Written exercise »
Give again, word for word, the lines below that run from the line with "Clone this chart in Plotly." through the line with "marker_wl = [331, 346, 361, 376, 391, 406, 421, 436]". Drop the pictures.

Listing »
▼

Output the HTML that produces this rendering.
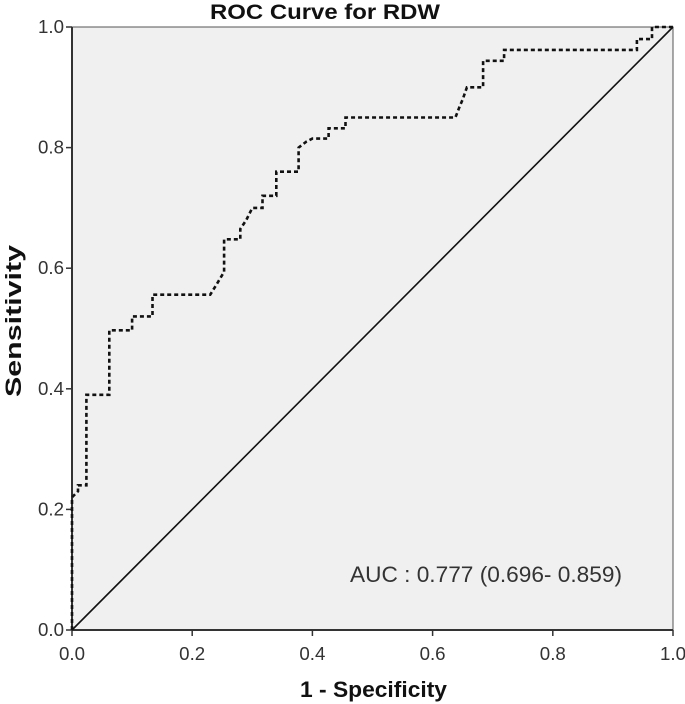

▲
▼

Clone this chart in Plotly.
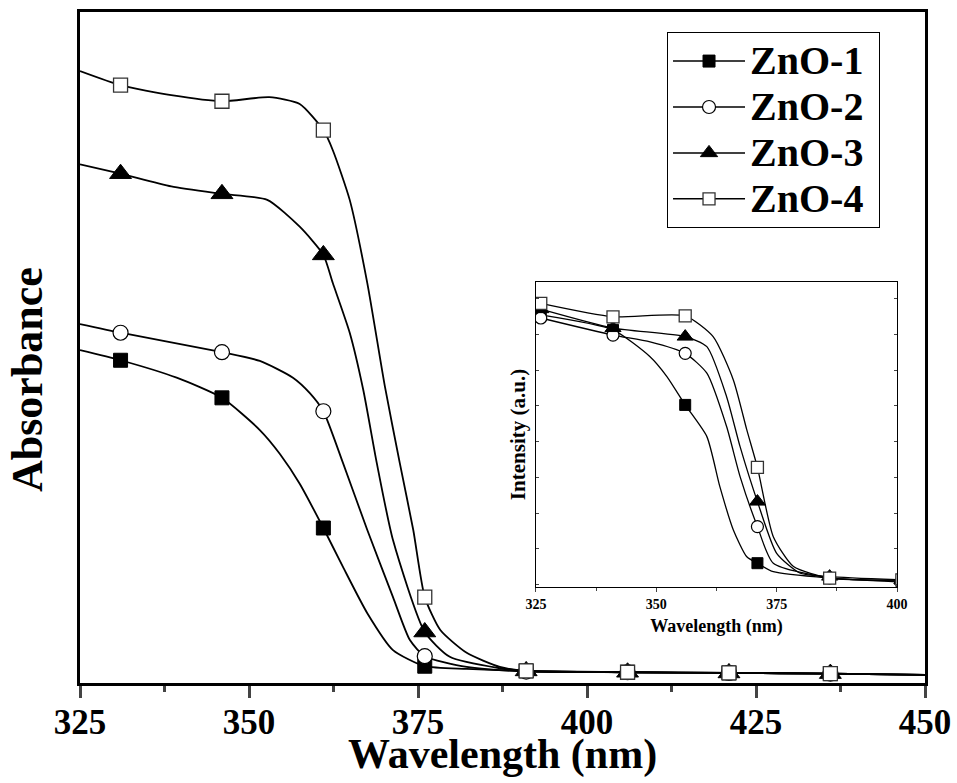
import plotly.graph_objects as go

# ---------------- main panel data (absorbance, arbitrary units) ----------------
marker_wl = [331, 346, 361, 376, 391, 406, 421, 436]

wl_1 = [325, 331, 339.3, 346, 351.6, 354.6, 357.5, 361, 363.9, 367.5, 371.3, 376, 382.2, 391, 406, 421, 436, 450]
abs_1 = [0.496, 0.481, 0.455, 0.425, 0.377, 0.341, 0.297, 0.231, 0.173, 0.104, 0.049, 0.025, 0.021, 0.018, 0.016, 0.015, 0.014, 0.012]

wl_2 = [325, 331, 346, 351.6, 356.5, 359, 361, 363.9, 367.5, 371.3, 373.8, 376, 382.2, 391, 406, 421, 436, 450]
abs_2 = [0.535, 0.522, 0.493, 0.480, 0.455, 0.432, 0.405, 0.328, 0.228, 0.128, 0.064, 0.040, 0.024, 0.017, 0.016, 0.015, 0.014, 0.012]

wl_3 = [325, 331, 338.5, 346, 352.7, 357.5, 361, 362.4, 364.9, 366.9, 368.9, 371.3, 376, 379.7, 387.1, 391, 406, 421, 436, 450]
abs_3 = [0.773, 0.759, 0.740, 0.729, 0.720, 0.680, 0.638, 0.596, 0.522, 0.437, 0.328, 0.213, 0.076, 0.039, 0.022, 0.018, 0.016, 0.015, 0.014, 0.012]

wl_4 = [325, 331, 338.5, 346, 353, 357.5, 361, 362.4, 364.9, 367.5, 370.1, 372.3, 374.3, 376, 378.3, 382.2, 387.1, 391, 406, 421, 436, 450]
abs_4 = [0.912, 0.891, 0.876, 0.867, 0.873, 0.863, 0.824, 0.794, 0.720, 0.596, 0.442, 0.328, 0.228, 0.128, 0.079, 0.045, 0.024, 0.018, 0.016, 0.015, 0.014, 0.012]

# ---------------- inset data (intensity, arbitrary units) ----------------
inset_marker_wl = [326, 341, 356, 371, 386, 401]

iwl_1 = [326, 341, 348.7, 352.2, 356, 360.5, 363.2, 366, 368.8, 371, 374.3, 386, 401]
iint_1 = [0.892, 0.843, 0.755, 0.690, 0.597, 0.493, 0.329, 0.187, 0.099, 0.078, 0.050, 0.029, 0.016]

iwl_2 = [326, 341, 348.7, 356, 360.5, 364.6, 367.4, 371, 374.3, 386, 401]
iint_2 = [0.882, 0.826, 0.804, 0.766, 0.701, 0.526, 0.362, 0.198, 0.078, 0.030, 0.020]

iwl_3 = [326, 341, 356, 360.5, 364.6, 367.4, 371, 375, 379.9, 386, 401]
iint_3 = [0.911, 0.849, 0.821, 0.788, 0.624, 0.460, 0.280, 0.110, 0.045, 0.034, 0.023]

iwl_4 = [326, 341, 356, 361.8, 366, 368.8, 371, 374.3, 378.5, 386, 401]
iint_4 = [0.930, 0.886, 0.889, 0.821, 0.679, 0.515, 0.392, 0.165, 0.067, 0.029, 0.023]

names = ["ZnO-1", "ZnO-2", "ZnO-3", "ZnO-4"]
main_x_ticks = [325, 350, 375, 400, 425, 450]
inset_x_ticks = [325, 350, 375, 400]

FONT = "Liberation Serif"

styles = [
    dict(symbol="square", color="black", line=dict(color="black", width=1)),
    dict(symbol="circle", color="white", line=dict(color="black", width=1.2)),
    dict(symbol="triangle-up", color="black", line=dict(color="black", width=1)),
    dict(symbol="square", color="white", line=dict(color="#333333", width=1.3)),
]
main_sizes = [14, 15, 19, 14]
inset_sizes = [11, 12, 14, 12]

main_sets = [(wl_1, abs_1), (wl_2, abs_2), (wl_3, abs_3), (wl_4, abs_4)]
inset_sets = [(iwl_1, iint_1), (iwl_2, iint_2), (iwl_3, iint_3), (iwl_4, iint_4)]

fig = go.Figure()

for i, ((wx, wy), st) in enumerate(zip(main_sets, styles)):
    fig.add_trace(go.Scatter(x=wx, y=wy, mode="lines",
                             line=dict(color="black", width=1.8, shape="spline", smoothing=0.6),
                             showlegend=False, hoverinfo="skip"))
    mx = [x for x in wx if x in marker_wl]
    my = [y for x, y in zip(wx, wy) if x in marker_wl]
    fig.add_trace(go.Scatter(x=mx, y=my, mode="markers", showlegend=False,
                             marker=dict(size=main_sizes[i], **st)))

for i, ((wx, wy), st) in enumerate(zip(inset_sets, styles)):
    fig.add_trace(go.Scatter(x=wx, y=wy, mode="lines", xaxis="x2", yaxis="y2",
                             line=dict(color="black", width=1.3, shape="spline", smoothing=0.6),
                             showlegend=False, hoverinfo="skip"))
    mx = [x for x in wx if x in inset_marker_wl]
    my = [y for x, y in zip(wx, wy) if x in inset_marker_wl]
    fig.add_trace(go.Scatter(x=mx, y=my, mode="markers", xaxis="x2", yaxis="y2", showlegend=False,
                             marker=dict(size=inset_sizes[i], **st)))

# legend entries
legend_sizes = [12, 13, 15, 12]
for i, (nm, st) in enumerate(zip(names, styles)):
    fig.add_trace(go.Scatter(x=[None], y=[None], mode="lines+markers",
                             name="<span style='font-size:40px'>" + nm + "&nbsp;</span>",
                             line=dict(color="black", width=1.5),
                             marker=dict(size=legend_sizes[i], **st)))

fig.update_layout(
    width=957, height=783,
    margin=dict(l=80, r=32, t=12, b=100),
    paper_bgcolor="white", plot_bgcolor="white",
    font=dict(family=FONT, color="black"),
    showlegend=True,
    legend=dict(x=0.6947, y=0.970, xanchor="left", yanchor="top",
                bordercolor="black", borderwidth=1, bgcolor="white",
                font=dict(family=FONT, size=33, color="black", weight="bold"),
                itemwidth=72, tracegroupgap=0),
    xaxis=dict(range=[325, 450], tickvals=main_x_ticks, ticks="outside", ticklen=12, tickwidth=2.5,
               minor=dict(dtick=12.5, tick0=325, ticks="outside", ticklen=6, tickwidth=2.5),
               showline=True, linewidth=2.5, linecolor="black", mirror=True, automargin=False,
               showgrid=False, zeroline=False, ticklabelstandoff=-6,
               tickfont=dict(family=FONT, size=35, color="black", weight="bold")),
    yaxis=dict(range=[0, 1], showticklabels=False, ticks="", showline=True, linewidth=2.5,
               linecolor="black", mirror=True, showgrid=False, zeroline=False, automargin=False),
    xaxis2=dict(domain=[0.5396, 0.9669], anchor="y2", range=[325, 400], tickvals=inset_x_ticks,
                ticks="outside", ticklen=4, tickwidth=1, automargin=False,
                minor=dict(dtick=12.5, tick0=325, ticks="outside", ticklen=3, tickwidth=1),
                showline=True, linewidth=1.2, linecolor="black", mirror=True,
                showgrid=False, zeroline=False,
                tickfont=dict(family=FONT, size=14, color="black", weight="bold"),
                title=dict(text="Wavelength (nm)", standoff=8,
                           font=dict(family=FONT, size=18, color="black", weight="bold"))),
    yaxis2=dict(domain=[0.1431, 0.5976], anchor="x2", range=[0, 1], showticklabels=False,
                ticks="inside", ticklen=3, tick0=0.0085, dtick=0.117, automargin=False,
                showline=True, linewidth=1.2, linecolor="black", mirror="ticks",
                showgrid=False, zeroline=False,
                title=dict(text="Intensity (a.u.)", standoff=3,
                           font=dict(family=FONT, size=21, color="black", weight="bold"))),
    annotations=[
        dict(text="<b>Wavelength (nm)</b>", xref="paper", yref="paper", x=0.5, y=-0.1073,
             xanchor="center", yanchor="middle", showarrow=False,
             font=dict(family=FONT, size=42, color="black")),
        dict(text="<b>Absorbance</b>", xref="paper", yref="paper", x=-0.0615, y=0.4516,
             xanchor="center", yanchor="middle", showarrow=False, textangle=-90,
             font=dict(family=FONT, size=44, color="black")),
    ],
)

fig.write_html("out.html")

▲

Exercise response »
Clone this chart in Plotly.
import plotly.graph_objects as go

# ---------------- main panel data (absorbance, arbitrary units) ----------------
marker_wl = [331, 346, 361, 376, 391, 406, 421, 436]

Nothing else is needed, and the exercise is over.